For a wider lens on what pesticide-aware gardening looks like across categories. Including the related question of how to handle Japanese beetles without spraying neonicotinoids of your own. The post on stopping Japanese beetles without hurting pollinators pairs cleanly with this guide. And for the plant-by-plant question of which species are likely worth verifying first, the plants that attract monarch butterflies list flags the highest-value milkweeds and nectar plants to source carefully.
Two more relevant pairings. If you are still building your native-plant identity for a county-specific bed, the guide on how to verify a plant is truly native to your county handles the native-ness question that runs in parallel to the pesticide question. And the regularly updated eight pollinator-friendly plants from your garden center list shows which categories deserve the most scrutiny when you are sourcing from a major retailer.
The trustworthy authority resources on this topic are worth bookmarking. The Xerces Society buying bee-safe nursery plants PDF is the single best four-page briefing available. The National Wildlife Federation guide on nixing neonics covers the science of why this matters. And the Friends of the Earth retailer commitments tracker is updated as chains formalize or backslide on their pledges.
FAQ
Can I just spray water on the plant to wash off the pesticide?
No. Neonicotinoids are systemic, which means the active ingredient has been absorbed into the plant tissue and circulates in the vascular system. A surface rinse only addresses any residual spray on the leaf surface and does nothing about the residue inside the leaves, pollen, and nectar. The bare-root rinse-and-replace method addresses the contaminated potting medium but not the plant itself.
How long do neonics stay in a treated plant?
It depends on the species and the application rate. Soft-tissue perennials like milkweed often clear residues within one to two growing seasons. Woody perennials and shrubs treated with soil drenches can retain detectable residues for two years or longer. Several peer-reviewed studies have measured residues in tree tissue up to four years after a single trunk injection.

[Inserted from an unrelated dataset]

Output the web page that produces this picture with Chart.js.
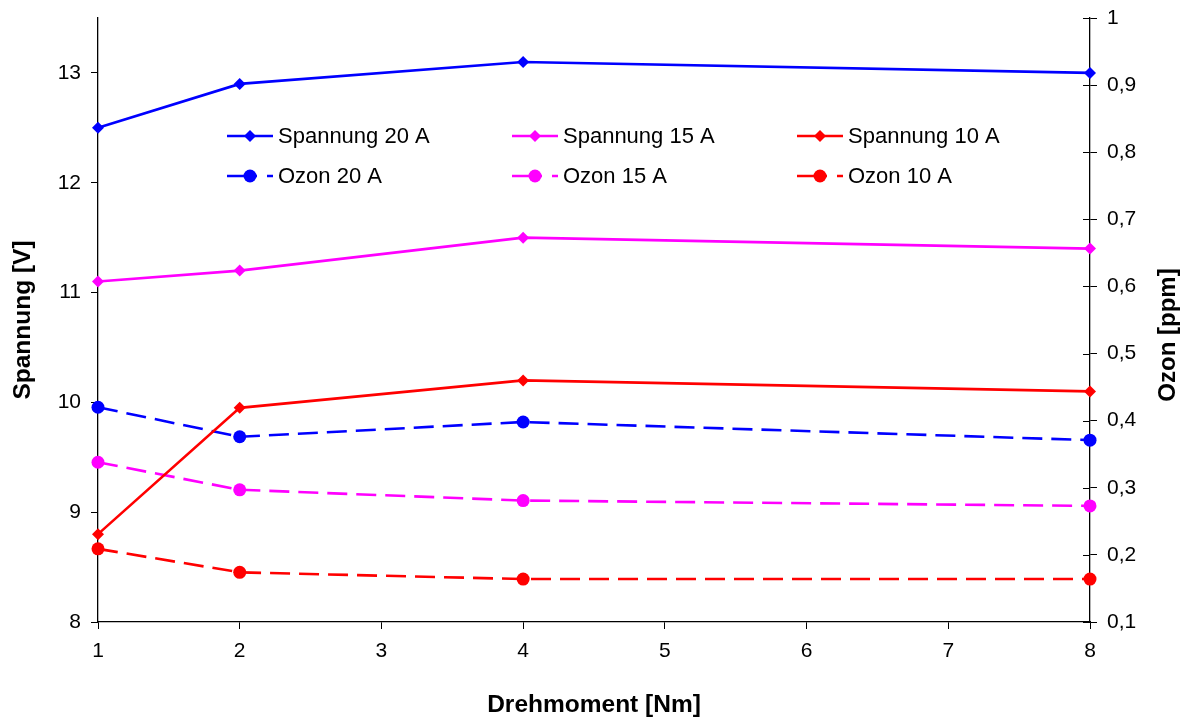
<!DOCTYPE html>
<html>
<head>
<meta charset="utf-8">
<script src="https://cdn.jsdelivr.net/npm/chart.js@4/dist/chart.umd.min.js"></script>
<style>
  html, body { margin: 0; padding: 0; background: #fff; }
  #wrap { width: 1184px; height: 719px; position: relative; }
</style>
</head>
<body>
<div id="wrap"><canvas id="c"></canvas></div>
<script>
// Torque steps (Nm)
const torque = [1, 2, 4, 8];

// Voltage (V), left axis
const spannung20 = [12.5, 12.9, 13.1, 13.0];
const spannung15 = [11.1, 11.2, 11.5, 11.4];
const spannung10 = [8.8, 9.95, 10.2, 10.1];

// Ozone (ppm), right axis
const ozon20 = [0.42, 0.376, 0.398, 0.371];
const ozon15 = [0.338, 0.297, 0.281, 0.273];
const ozon10 = [0.209, 0.174, 0.164, 0.164];

const seriesNames = ['Spannung 20 A', 'Spannung 15 A', 'Spannung 10 A', 'Ozon 20 A', 'Ozon 15 A', 'Ozon 10 A'];
const leftTicks = [8, 9, 10, 11, 12, 13];
const rightTicks = [0.1, 0.2, 0.3, 0.4, 0.5, 0.6, 0.7, 0.8, 0.9, 1];
const titles = { x: 'Drehmoment [Nm]', y: 'Spannung [V]', y1: 'Ozon [ppm]' };

const BLUE = '#0000FF', MAGENTA = '#FF00FF', RED = '#FF0000';
const FONT = 'Liberation Sans, Arial, sans-serif';
const DASH = [20, 9];

function pts(vals) { return vals.map((v, i) => ({ x: torque[i], y: v })); }

function voltSet(label, vals, color) {
  return {
    label, data: pts(vals), yAxisID: 'y',
    borderColor: color, backgroundColor: color, borderWidth: 2.6,
    pointStyle: 'rectRot', pointRadius: 6, pointBorderWidth: 0,
    tension: 0, fill: false, clip: false
  };
}
function ozonSet(label, vals, color) {
  return {
    label, data: pts(vals), yAxisID: 'y1',
    borderColor: color, backgroundColor: color, borderWidth: 2.6,
    borderDash: DASH,
    pointStyle: 'circle', pointRadius: 6.5, pointBorderWidth: 0,
    tension: 0, fill: false, clip: false
  };
}

// Legend in two rows of three, crossing ticks on the right axis, axis titles
const extras = {
  id: 'extras',
  afterDraw(chart) {
    const ctx = chart.ctx;
    const colX = [227, 512, 797];
    const rowY = [136, 176];
    ctx.save();
    chart.data.datasets.forEach((ds, i) => {
      const col = i % 3, row = Math.floor(i / 3);
      const x0 = colX[col], y = rowY[row];
      ctx.strokeStyle = ds.borderColor;
      ctx.fillStyle = ds.borderColor;
      ctx.lineWidth = ds.borderWidth;
      ctx.setLineDash(ds.borderDash ? [30, 10, 6, 100] : []);
      ctx.beginPath();
      ctx.moveTo(x0, y);
      ctx.lineTo(x0 + 46, y);
      ctx.stroke();
      ctx.setLineDash([]);
      Chart.helpers.drawPoint(ctx, { pointStyle: ds.pointStyle, radius: ds.pointRadius, borderWidth: 0 }, x0 + 23, y);
      ctx.fillStyle = '#000';
      ctx.font = '22px ' + FONT;
      ctx.textBaseline = 'middle';
      ctx.textAlign = 'left';
      ctx.fillText(ds.label, x0 + 51, y + 1);
    });

    // inner half of the right axis ticks
    const r = chart.scales.y1;
    ctx.strokeStyle = '#000';
    ctx.lineWidth = 1;
    r.ticks.forEach(t => {
      const py = Math.round(r.getPixelForValue(t.value)) + 0.5;
      ctx.beginPath();
      ctx.moveTo(r.left - 7, py);
      ctx.lineTo(r.left, py);
      ctx.stroke();
    });

    // axis titles
    const ca = chart.chartArea;
    ctx.fillStyle = '#000';
    ctx.font = 'bold 24.5px ' + FONT;
    ctx.textAlign = 'center';
    ctx.textBaseline = 'middle';
    ctx.fillText(titles.x, (ca.left + ca.right) / 2, 705);

    ctx.save();
    ctx.translate(23, (ca.top + ca.bottom) / 2);
    ctx.rotate(-Math.PI / 2);
    ctx.fillText(titles.y, 0, 0);
    ctx.restore();

    ctx.save();
    ctx.translate(1168, 335);
    ctx.rotate(-Math.PI / 2);
    ctx.font = 'bold 24px ' + FONT;
    ctx.fillText(titles.y1, 0, 0);
    ctx.restore();

    ctx.restore();
  }
};

function fixVertical(width) {
  return s => { s.width = width; s.paddingTop = 0; s.paddingBottom = 0; };
}

new Chart(document.getElementById('c'), {
  type: 'line',
  data: {
    datasets: [
      voltSet(seriesNames[0], spannung20, BLUE),
      voltSet(seriesNames[1], spannung15, MAGENTA),
      voltSet(seriesNames[2], spannung10, RED),
      ozonSet(seriesNames[3], ozon20, BLUE),
      ozonSet(seriesNames[4], ozon15, MAGENTA),
      ozonSet(seriesNames[5], ozon10, RED)
    ]
  },
  options: {
    responsive: true,
    maintainAspectRatio: false,
    animation: false,
    layout: { padding: { top: 18, left: 0, right: 0, bottom: 0 } },
    plugins: { legend: { display: false }, tooltip: { enabled: false } },
    scales: {
      x: {
        type: 'linear', min: 1, max: 8,
        afterFit(s) { s.height = 97; s.paddingLeft = 0; s.paddingRight = 0; },
        border: { display: true, color: '#000', width: 1.3 },
        grid: { display: true, drawOnChartArea: false, drawTicks: true, tickLength: 7, color: '#000' },
        ticks: { stepSize: 1, color: '#000', font: { family: FONT, size: 21 }, padding: 10, maxRotation: 0 }
      },
      y: {
        position: 'left', min: 8, max: 13.5,
        afterFit: fixVertical(98),
        afterBuildTicks(s) { s.ticks = leftTicks.map(v => ({ value: v })); },
        border: { display: true, color: '#000', width: 1.3 },
        grid: { display: true, drawOnChartArea: false, drawTicks: true, tickLength: 7, color: '#000' },
        ticks: { color: '#000', font: { family: FONT, size: 21 }, padding: 10 }
      },
      y1: {
        position: 'right', min: 0.1, max: 1,
        afterFit: fixVertical(94),
        afterBuildTicks(s) { s.ticks = rightTicks.map(v => ({ value: v })); },
        border: { display: true, color: '#000', width: 1.3 },
        grid: { display: true, drawOnChartArea: false, drawTicks: true, tickLength: 7, color: '#000' },
        ticks: {
          color: '#000', font: { family: FONT, size: 21 }, padding: 10,
          callback: v => String(Math.round(v * 10) / 10).replace('.', ',')
        }
      }
    }
  },
  plugins: [extras]
});
</script>
</body>
</html>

Is a USDA Certified Organic plant always safe?
USDA Organic certification prohibits the use of synthetic pesticides including all five common neonicotinoids during certified production. A genuinely certified plant is the most reliable signal you can get at a retail counter. The catch is that the certification refers to the growing operation, so the certificate has to apply to the propagator who grew the plant, not just the retailer reselling it. Asking which farm grew the plant clears this up.
What about systemic insecticides applied by the homeowner after purchase?
That is a separate question, and the answer is the same one Xerces and the National Wildlife Federation have published for years: do not apply soil drenches, trunk injections, or systemic granules to plants in a pollinator garden. The whole point of vetting your purchases is undone if you reintroduce systemics at the homeowner level. Reach for cultural controls, physical barriers, or selective targeted treatments instead.
Are seeds safer than starts?
Generally yes, for the simple reason that seeds carry far less residue than treated plants. USDA Certified Organic seed packets remove the residual-treatment risk entirely. Untreated regional-ecotype seed from a reputable native seed supplier (Prairie Moon, Roundstone, or a state native plant society sale) is the most defensible option for a Sarah-grade pollinator bed and tends to be cheaper than plugs by an order of magnitude.